About a month later, I start seeing ‘trailers’ on the Rev3 shows about a new show debuting on the network, called Wine Library TV, featuring this crazy, hyper, New Jersey guy named Gary Vaynerchuck. I’ve never had much interest in Wine, so I didn’t really think I would have anything to do with this new show, but I thought I would check out the first couple of episodes when they started airing on Rev3.

And now it’s one of my favourite things on the internet.

If you’ve never seen Gary’s show, this article does a better job of describing him than I could. Basically, he’s a knowledgable and passionate wine expert, as well as a ‘web 2.0′ networking and marketing madman, who is trying to bring the whole idea of wine back to the masses, and out of the hands of snobby, condescending wine douchebags.

After watching his show for a month or so, I got the wife into it as well, and we’ve started trying wine more often, and it’s becoming a hobby I’m starting to really get into. I once went to a microbrewery beer tasting event with a buddy, expecting just to get hammered, but we also learned about how to taste for the different flavours, and train our palates to appreciate the differences between ales. Of course, now that I’m a gluten-free-guy, that whole beer thing is pretty much out of the question, but now I can enjoy that same experience with wine, with a little help from a crazy dude in Jersey who constantly references 80’s pop-culture and old-school wrestling.

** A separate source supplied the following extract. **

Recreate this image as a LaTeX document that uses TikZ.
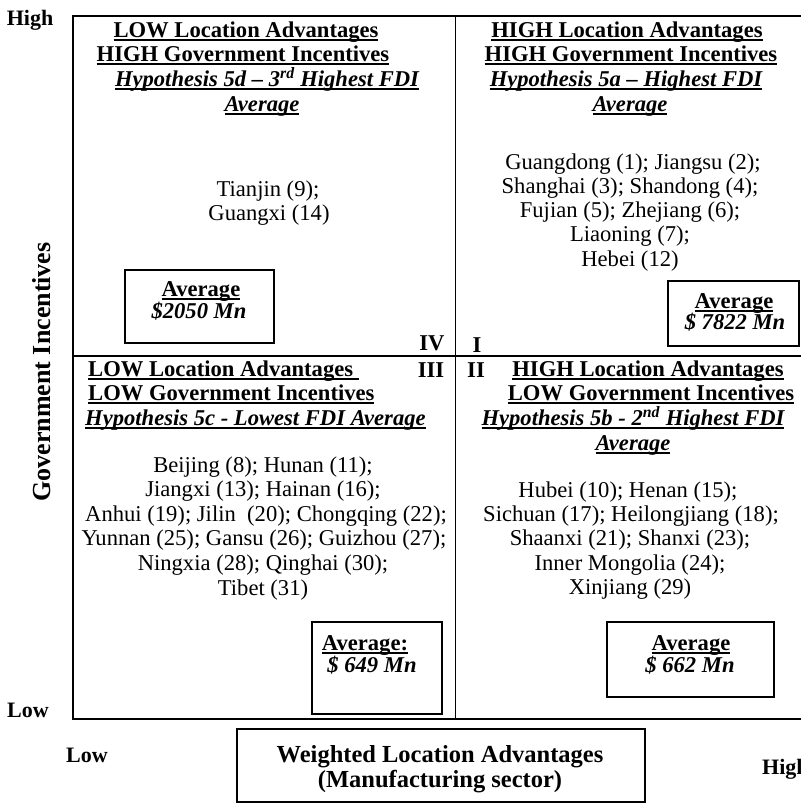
\documentclass[tikz,border=0pt]{standalone}
\usepackage{fontspec}
\setmainfont{Liberation Serif}
\newcommand\ulin[1]{\setbox0\hbox{#1}\rlap{\rule[-4pt]{\wd0}{1.8pt}}\box0}
\begin{document}
\begin{tikzpicture}[x=1pt,y=-1pt,
  hd/.style={font=\fontsize{22.6}{24.5}\selectfont\bfseries, anchor=base, inner sep=0pt},
  hyp/.style={font=\fontsize{22.6}{24.5}\selectfont\bfseries\itshape, anchor=base, inner sep=0pt},
  lst/.style={font=\fontsize{22.6}{24.5}\selectfont, anchor=base, inner sep=0pt},
  axl/.style={font=\fontsize{22}{24}\selectfont\bfseries, anchor=base, inner sep=0pt},
  avgbox/.style={draw, line width=1.3pt},
  frame/.style={draw, line width=1.2pt}]
\useasboundingbox (0,0) rectangle (801,804);
% frame
\coordinate (tl) at (73,16);
\coordinate (bl) at (73,719);
\coordinate (tr) at (812,16);
\coordinate (br) at (812,719);
\coordinate (mt) at (455.5,16);
\coordinate (mb) at (455.5,719);
\coordinate (ml) at (73,356);
\coordinate (mr) at (812,356);
\draw[frame] (tr) -- (tl) -- (bl) -- (br);
\draw[line width=0.8pt] (mt) -- (mb);
\draw[frame] (ml) -- (mr);
% axis labels
\node[axl] (hiy) at (30,25) {High};
\node[axl] (loy) at (28,717) {Low};
\node[axl] (lox) at (87,762) {Low};
\node[axl, anchor=base west] (hix) at (762,774) {High};
\node[font=\fontsize{26}{28}\selectfont\bfseries, rotate=90, inner sep=0pt] (gi) at (42,372) {Government Incentives};
% bottom box
\node[draw, line width=1.3pt, minimum width=408pt, minimum height=73pt, inner sep=0pt] (wla) at (441,765.5) {};
\node[font=\fontsize{24.5}{25}\selectfont\bfseries, anchor=base, inner sep=0pt] (wla1) at (440,762) {Weighted Location Advantages};
\node[font=\fontsize{24.5}{25}\selectfont\bfseries, anchor=base, inner sep=0pt] (wla2) at (440,787) {(Manufacturing sector)};
% Quadrant IV (top-left)
\node[hd] (q4a) at (246,37) {\ulin{LOW Location Advantages}};
\node[hd] (q4b) at (243,61) {\ulin{HIGH Government Incentives}};
\node[hyp] (q4c) at (267,86) {\ulin{Hypothesis 5d -- 3\textsuperscript{rd} Highest FDI}};
\node[hyp] (q4d) at (262,111) {\ulin{Average}};
\node[lst] (q4e) at (268,196) {Tianjin (9);};
\node[lst] (q4f) at (269,220) {Guangxi (14)};
\draw[avgbox] (125,270) rectangle (274,343);
\node[hd] (q4g) at (201,296) {\ulin{Average}};
\node[hyp] (q4h) at (199,318) {\$2050 Mn};
\node[hd] (q4l) at (432,350) {IV};
% Quadrant I (top-right)
\node[hd] (q1a) at (627,37) {\ulin{HIGH Location Advantages}};
\node[hd] (q1b) at (631,61) {\ulin{HIGH Government Incentives}};
\node[hyp] (q1c) at (626,86) {\ulin{Hypothesis 5a -- Highest FDI}};
\node[hyp] (q1d) at (630,111) {\ulin{Average}};
\node[lst] (q1e) at (633,169) {Guangdong (1); Jiangsu (2);};
\node[lst] (q1f) at (630,193) {Shanghai (3); Shandong (4);};
\node[lst] (q1g) at (630,217) {Fujian (5); Zhejiang (6);};
\node[lst] (q1h) at (630,241) {Liaoning (7);};
\node[lst] (q1i) at (630,266) {Hebei (12)};
\draw[avgbox] (668,281) rectangle (799,346);
\node[hd] (q1j) at (734,308) {\ulin{Average}};
\node[hyp] (q1k) at (735,329) {\$ 7822 Mn};
\node[hd] (q1l) at (477,352) {I};
% Quadrant III (bottom-left)
\node[hd, anchor=base west] (q3a) at (88,376) {\ulin{LOW Location Advantages\ }};
\node[hd] (q3l) at (431,377) {III};
\node[hd, anchor=base west] (q3b) at (88,400) {\ulin{LOW Government Incentives}};
\node[hyp, anchor=base west] (q3c) at (85,425) {\ulin{Hypothesis 5c - Lowest FDI Average}};
\node[lst] (q3d) at (263,472) {Beijing (8); Hunan (11);};
\node[lst] (q3e) at (263,496) {Jiangxi (13); Hainan (16);};
\node[lst] (q3f) at (266,521) {Anhui (19); Jilin\ \ (20); Chongqing (22);};
\node[lst] (q3g) at (264,545) {Yunnan (25); Gansu (26); Guizhou (27);};
\node[lst] (q3h) at (263,570) {Ningxia (28); Qinghai (30);};
\node[lst] (q3i) at (263,595) {Tibet (31)};
\draw[avgbox] (312,622) rectangle (442,714);
\node[hd] (q3j) at (365,650) {\ulin{Average:}};
\node[hyp] (q3k) at (372,672) {\$ 649 Mn};
% Quadrant II (bottom-right)
\node[hd] (q2l) at (476,377) {II};
\node[hd] (q2a) at (648,376) {\ulin{HIGH Location Advantages}};
\node[hd] (q2b) at (651,400) {\ulin{LOW Government Incentives}};
\node[hyp] (q2c) at (633,425) {\ulin{Hypothesis 5b - 2\textsuperscript{nd} Highest FDI}};
\node[hyp] (q2d) at (633,450) {\ulin{Average}};
\node[lst] (q2e) at (628,497) {Hubei (10); Henan (15);};
\node[lst] (q2f) at (631,521) {Sichuan (17); Heilongjiang (18);};
\node[lst] (q2g) at (630,545) {Shaanxi (21); Shanxi (23);};
\node[lst] (q2h) at (630,570) {Inner Mongolia (24);};
\node[lst] (q2i) at (630,594) {Xinjiang (29)};
\draw[avgbox] (607,622) rectangle (774,697);
\node[hd] (q2j) at (691,650) {\ulin{Average}};
\node[hyp] (q2k) at (690,672) {\$ 662 Mn};
\end{tikzpicture}
\end{document}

Last week, I saw that there was some big news coming from Wine Library TV. It turns out, Gary has reserved half of a huge cruise ship for his fans and friends, and is hosting what he calls ‘The Thunder Cruise’, a seven day sail through the Bahamas, with a bunch of amazing wine tasting events along the way. The wife and I have been thinking about going on a cruise for a while now, so when I heard about this, and saw what a good deal it was, I called the wife, and she said, ‘Let’s go!’

(A Sidenote: This is why I love my wife. First, she doesn’t find it too odd that I get practically obsessed over this guys videocast, and actually enjoys it herself, and then, I suggest we go on his cruise, and she barely has to think about it. She’s awesome.)

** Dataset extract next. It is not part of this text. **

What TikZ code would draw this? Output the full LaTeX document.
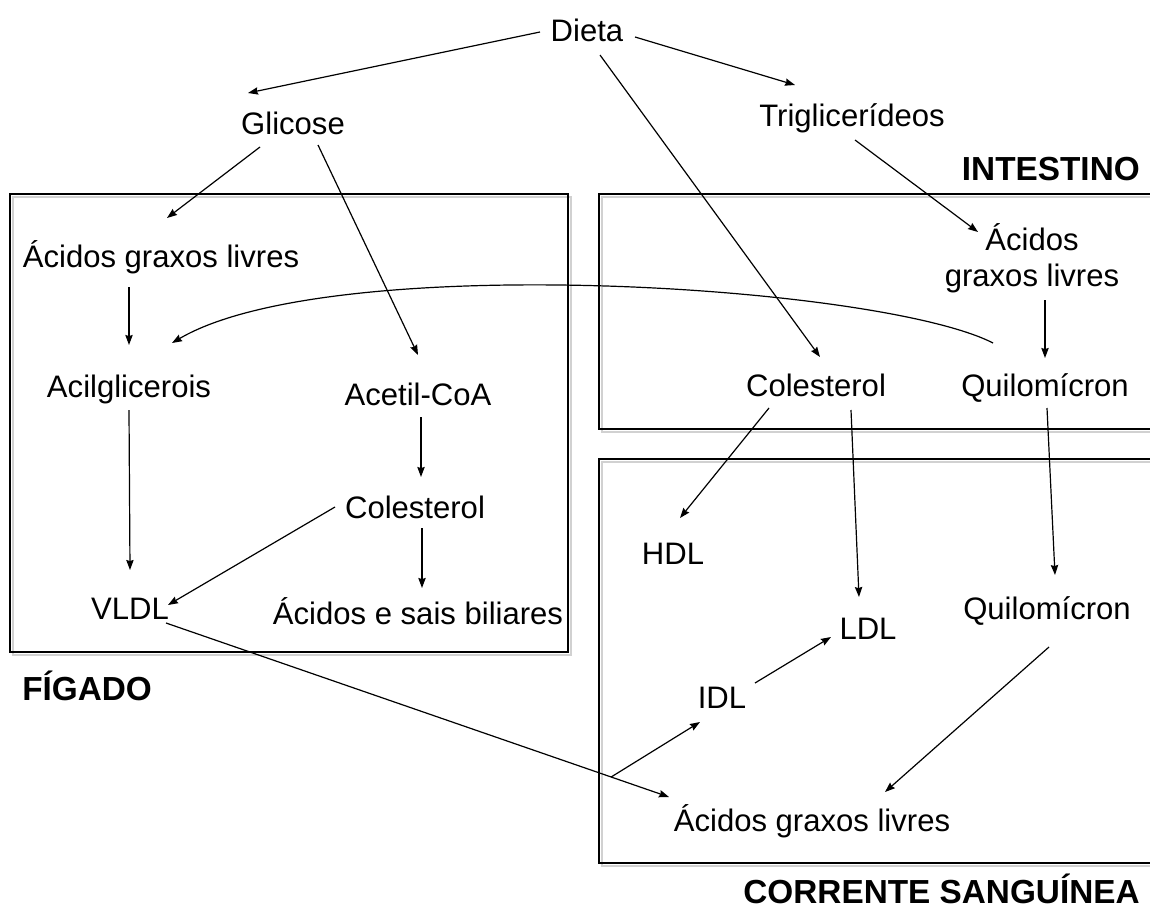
\documentclass[tikz,border=0pt]{standalone}
\usepackage{fontspec}
\setmainfont{Liberation Sans}
\usetikzlibrary{arrows.meta}
\begin{document}
\begin{tikzpicture}[x=0.75pt,y=-0.75pt,
  lbl/.style={inner sep=0pt,font=\fontsize{23.3}{27}\selectfont,text height=16.8pt,text depth=0pt},
  lbl2/.style={inner sep=0pt,font=\fontsize{23.3}{27}\selectfont,align=center},
  title/.style={inner sep=0pt,font=\fontsize{25}{30}\selectfont\bfseries,text height=18pt,text depth=0pt},
  arr/.style={line width=0.9pt,-{Stealth[length=7.5pt,width=5.5pt,inset=0.8pt]}},
  boxline/.style={line width=1.4pt},
  boxshadow/.style={line width=1.8pt,draw=black!18}]
\useasboundingbox (0,0) rectangle (1150,910);
% boxes (shadows first)
\draw[boxshadow] (13,197) rectangle (571,655);
\draw[boxshadow] (1150,197) -- (602,197) -- (602,432) -- (1150,432);
\draw[boxshadow] (1150,462) -- (602,462) -- (602,866) -- (1150,866);
\draw[boxline] (10,194) rectangle (568,652);
\draw[boxline] (1150,194) -- (599,194) -- (599,429) -- (1150,429);
\draw[boxline] (1150,459) -- (599,459) -- (599,863) -- (1150,863);
% nodes
\node[lbl] (dieta) at (587,30) {Dieta};
\node[lbl] (glicose) at (293,123) {Glicose};
\node[lbl] (trig) at (852,115) {Triglicerídeos};
\node[title,anchor=east] (intlabel) at (1140,168) {INTESTINO};
\node[lbl] (aglF) at (161,256) {Ácidos graxos livres};
\node[lbl] (acil) at (129,386) {Acilglicerois};
\node[lbl] (acetil) at (418,394) {Acetil-CoA};
\node[lbl] (colF) at (415,507) {Colesterol};
\node[lbl] (vldl) at (130,608) {VLDL};
\node[lbl] (biliar) at (418,613) {Ácidos e sais biliares};
\node[lbl2] (aglI) at (1032,258) {Ácidos\\graxos livres};
\node[lbl] (colI) at (816,385) {Colesterol};
\node[lbl] (quiI) at (1045,385) {Quilomícron};
\node[lbl] (hdl) at (673,553) {HDL};
\node[lbl] (ldl) at (868,628) {LDL};
\node[lbl] (quiB) at (1047,608) {Quilomícron};
\node[lbl] (idl) at (722,697) {IDL};
\node[lbl] (aglB) at (812,820) {Ácidos graxos livres};
\node[title,anchor=west] (figado) at (22,688) {FÍGADO};
\node[title,anchor=east] (corrente) at (1140,891) {CORRENTE SANGUÍNEA};
% connectors
\draw[arr] ([shift={(-47,2)}]dieta.center) -- ([shift={(-45,-30)}]glicose.center);
\draw[arr] ([shift={(48,7)}]dieta.center) -- ([shift={(-57,-30)}]trig.center);
\draw[arr] ([shift={(13,25)}]dieta.center) -- ([shift={(4,-28)}]colI.center);
\draw[arr] ([shift={(-33,24)}]glicose.center) -- ([shift={(6,-38)}]aglF.center);
\draw[arr] ([shift={(25,22)}]glicose.center) -- ([shift={(0,-39)}]acetil.center);
\draw[arr] ([shift={(3,25)}]trig.center) -- ([shift={(-54,-26)}]aglI.center);
\draw[arr] ([shift={(-32,31)}]aglF.center) -- ([shift={(0,-41)}]acil.center);
\draw[arr] ([shift={(0,24)}]acil.center) -- ([shift={(0,-38)}]vldl.center);
\draw[arr] ([shift={(3,23)}]acetil.center) -- ([shift={(6,-30)}]colF.center);
\draw[arr] ([shift={(7,21)}]colF.center) -- ([shift={(4,-25)}]biliar.center);
\draw[arr] ([shift={(-80,0)}]colF.center) -- ([shift={(38,-3)}]vldl.center);
\draw[arr] ([shift={(36,15)}]vldl.center) -- coordinate[pos=0.885] (branch) ([shift={(-143,-23)}]aglB.center);
\draw[arr] (branch) -- ([shift={(-22,25)}]idl.center);
\draw[arr] ([shift={(33,-14)}]idl.center) -- ([shift={(-37,9)}]ldl.center);
\draw[arr] ([shift={(-47,23)}]colI.center) -- ([shift={(7,-35)}]hdl.center);
\draw[arr] ([shift={(35,25)}]colI.center) -- ([shift={(-9,-31)}]ldl.center);
\draw[arr] ([shift={(2,23)}]quiI.center) -- ([shift={(8,-33)}]quiB.center);
\draw[arr] ([shift={(2,39)}]quiB.center) -- ([shift={(73,-28)}]aglB.center);
\draw[arr] ([shift={(13,42)}]aglI.center) -- ([shift={(0,-27)}]quiI.center);
\draw[arr] ([shift={(-52,-42)}]quiI.center) .. controls (880,285) and (330,250) .. ([shift={(43,-43)}]acil.center);
\end{tikzpicture}
\end{document}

The cruise officially went on sale yesterday, and we booked our cabin, and the rest of the details like flights and all of that will be taken care of this week. It’s been almost seven years since my wife and I met, and we’ve never been on a serious vacation like this, so I am extremely pumped. The fact that it is hosted by and I will get to meet one of the most inspiring people I’ve ever seen is just a pile of icing on that cake.

So if you like wine, or need to get inspired about how to be a succesful internets person, I couldn’t recommend Gary’s websites highly enough. And if you’re not busy in April, and want to come cruising with us and try some amazing wines, I believe there are still cabins available, go check it out!